A Procuradoria Geral da Fazenda Nacional integra o organograma chefiado por Palocci. Funciona como uma grande banca pública de advocacia. Possui escritórios em todas as capitais brasileiras e seccionais em 62 municípios do interior do país. Seu principal "cliente" é a Receita Federal.
Uma das principais atribuições do órgão é a gestão de uma lista negra chamada Cida (Cadastro de Informações da Dívida Ativa da União), uma espécie de mega-Serasa, em que são inscritos os devedores contumazes do erário.
A lista contém 4,5 milhões de nomes. Pessoas físicas e jurídicas. Juntas, devem ao governo cerca de R$ 200 bilhões. A cifra equivale a 73% de tudo o que a Receita arrecadou em 2003: R$ 273 bilhões.
Na reportagem de fevereiro, a Folha trouxe detalhes de auditoria feita pela Controladoria Geral da União, vinculada à Presidência, no escritório paulista da Procuradoria da Fazenda. Foi concluída em 19 de setembro de 2003.
O quadro esboçado no documento, por grave, inspirou os auditores que o redigiram a sugerir a constituição de uma "força-tarefa". Envolveria o Ministério Público, a Polícia Federal e a Receita. A proposta foi ignorada.
A Folha apurou que a auditoria de setembro de 2003 não foi a primeira incursão da Controladoria nos subterrâneos da Procuradoria da Fazenda. A reportagem obteve outro relatório de auditoria. É de 25 de outubro de 2002.
O texto relaciona 17 dívidas de empresas canceladas irregularmente nos computadores do governo. Somam, em valores de 2002, R$ 5,6 milhões. São casos anteriores à gestão Lula.
Descoberto o logro, os débitos foram restituídos. Mas ninguém foi punido. A ausência de punição é algo tão corriqueiro na Procuradoria da Fazenda quanto a recorrência de adulterações nos arquivos. O curioso é que os lançamentos fraudulentos foram detectados em procedimento monitorado pelo próprio coordenador-geral da dívida ativa da União, com gabinete em Brasília.
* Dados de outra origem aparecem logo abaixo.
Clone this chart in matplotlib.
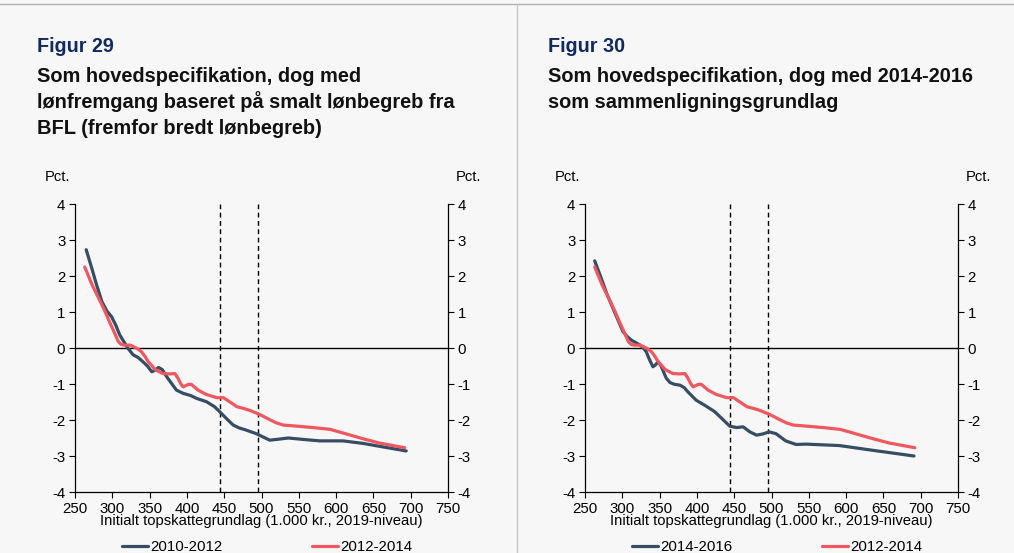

Chama-se Agostinho do Nascimento Netto. Era coordenador sob Fernando Henrique Cardoso. Manteve-se no posto até duas semanas atrás.
Nascimento Netto foi afastado da coordenação da dívida ativa no calor das reportagens da Folha. Oficialmente, nada tem a ver com a exposição dos problemas.
A pedido da Procuradoria da Fazenda em São Paulo, Nascimento Netto designara, em 2001, um funcionário de sua confiança, o procurador fazendário Fernando Luiz Gomes da Silva, para apurar suspeitas de baixas indevidas de débitos. Em trabalho solitário, Gomes da Silva listou quase duas dezenas de fraudes.
Em depoimento de 18 de abril de 2002, Gomes da Silva declarou a uma comissão de sindicância que o número de irregularidades, todas elas ocorridas em São Paulo, era "extremamente pequeno, considerando o número de processos e a quantidade de funcionários" lotados no escritório paulista da Fazenda. Nada assegura que as fraudes nos cadastros da dívida ativa tenham sido estancadas. A Procuradoria da Fazenda opera ainda hoje o mesmo sistema "obsoleto" que possibilitou as ações criminosas.
O Serpro (Serviço Federal de Processamento de Dados), empresa pública que provê os recursos de informática da Fazenda, dispõe de tecnologia capaz de deter as incursões clandestinas. A implementação requer, porém, dinheiro. Submetida à política de cobertor curto que impera desde o governo FHC, a Procuradoria da Fazenda vem sendo submetida a cortes orçamentários. Há sobre a mesa do ministro Antonio Palocci Filho (Fazenda) um programa de investimentos. Foi alinhavado depois das revelações da Folha. Aguarda deliberação.